La géologie nous apporte bien d’autres faits suggestifs : d’une part, la plupart des îles Atlantiques, Sainte-Hélène, l’Assomption, les îles du Cap-Vert, les Canaries, Madère, les Açores sont volcaniques, beaucoup encore en activité, et sont en majeure partie formées de lave. A plusieurs reprises des navigateurs ont constaté dans ces régions l’existence de volcans sous-marins et de mouvemens récens du sol, tant par des vapeurs chaudes sortant des ondes que par l’existence, reconnue à la sonde, de bas-fonds très différens de ceux qu’indiquaient les cartes. Dans les îles que nous venons de citer les mouvemens sismiques sont fréquens, souvent des îlots anciens y surgissent, d’anciens disparaissent. Tout cela tend à prouver que le fond de l’Atlantique est encore aujourd’hui une des zones instables de la planète.

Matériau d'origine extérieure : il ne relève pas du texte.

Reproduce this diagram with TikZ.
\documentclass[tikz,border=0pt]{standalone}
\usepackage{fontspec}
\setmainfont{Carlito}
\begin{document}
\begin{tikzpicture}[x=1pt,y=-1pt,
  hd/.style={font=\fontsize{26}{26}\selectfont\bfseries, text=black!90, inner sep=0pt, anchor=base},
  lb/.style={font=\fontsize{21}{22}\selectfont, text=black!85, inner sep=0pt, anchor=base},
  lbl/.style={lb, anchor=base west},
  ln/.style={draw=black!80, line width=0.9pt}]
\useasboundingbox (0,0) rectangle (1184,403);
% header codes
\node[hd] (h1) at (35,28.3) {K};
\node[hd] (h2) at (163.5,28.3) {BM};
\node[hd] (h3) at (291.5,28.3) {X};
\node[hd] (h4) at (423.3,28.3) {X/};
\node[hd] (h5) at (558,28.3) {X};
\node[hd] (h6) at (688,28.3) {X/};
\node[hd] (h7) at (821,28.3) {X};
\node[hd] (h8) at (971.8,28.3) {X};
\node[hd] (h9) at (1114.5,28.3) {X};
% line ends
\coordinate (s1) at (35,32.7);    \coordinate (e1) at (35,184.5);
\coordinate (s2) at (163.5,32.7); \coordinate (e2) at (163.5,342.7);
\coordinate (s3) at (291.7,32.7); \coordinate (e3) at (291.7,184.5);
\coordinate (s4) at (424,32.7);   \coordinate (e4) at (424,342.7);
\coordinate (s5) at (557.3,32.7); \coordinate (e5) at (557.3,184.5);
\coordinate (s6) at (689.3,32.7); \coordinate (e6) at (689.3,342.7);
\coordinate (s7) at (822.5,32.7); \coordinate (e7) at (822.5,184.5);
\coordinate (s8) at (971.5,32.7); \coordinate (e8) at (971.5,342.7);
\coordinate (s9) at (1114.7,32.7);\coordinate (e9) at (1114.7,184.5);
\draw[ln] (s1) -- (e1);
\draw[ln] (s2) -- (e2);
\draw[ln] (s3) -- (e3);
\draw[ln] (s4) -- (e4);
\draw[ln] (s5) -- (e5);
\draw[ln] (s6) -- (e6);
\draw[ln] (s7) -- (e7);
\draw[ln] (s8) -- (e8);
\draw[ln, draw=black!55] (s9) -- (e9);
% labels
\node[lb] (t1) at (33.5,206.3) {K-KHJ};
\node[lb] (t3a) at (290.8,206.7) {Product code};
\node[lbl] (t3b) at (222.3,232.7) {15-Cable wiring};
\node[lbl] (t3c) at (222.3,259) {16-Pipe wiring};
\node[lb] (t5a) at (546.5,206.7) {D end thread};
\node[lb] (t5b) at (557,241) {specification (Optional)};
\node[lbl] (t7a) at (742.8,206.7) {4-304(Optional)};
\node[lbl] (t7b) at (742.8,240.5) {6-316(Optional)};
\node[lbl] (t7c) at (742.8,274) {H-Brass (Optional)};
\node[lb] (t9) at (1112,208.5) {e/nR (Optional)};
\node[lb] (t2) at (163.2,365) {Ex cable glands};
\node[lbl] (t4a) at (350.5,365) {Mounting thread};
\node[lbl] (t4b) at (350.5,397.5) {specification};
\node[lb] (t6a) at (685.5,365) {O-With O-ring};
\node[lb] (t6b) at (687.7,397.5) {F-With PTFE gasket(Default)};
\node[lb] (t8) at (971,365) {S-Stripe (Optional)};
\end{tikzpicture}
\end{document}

Enfin il y a quelques années (en 1898), en procédant à un relevage du câble de Brest au Cap Cod qui s’était brisé, un navire a ramené de 3 000 mètres, avec ses grappins, des esquilles fraîchement arrachées de la roche et qui étaient formées d’une lave vitreuse que les pétrographes nomment tachylyte. Or, comme M. Termier l’a indiqué, une telle lave n’a pu se former dans la forme vitreuse que sous la pression atmosphérique ; sous une pression plus forte, et a fortiori sous 3 000 mètres d’eau, elle aurait certainement pris la forme cristalline. Les études les plus récentes ne laissent pas le moindre doute à ce sujet.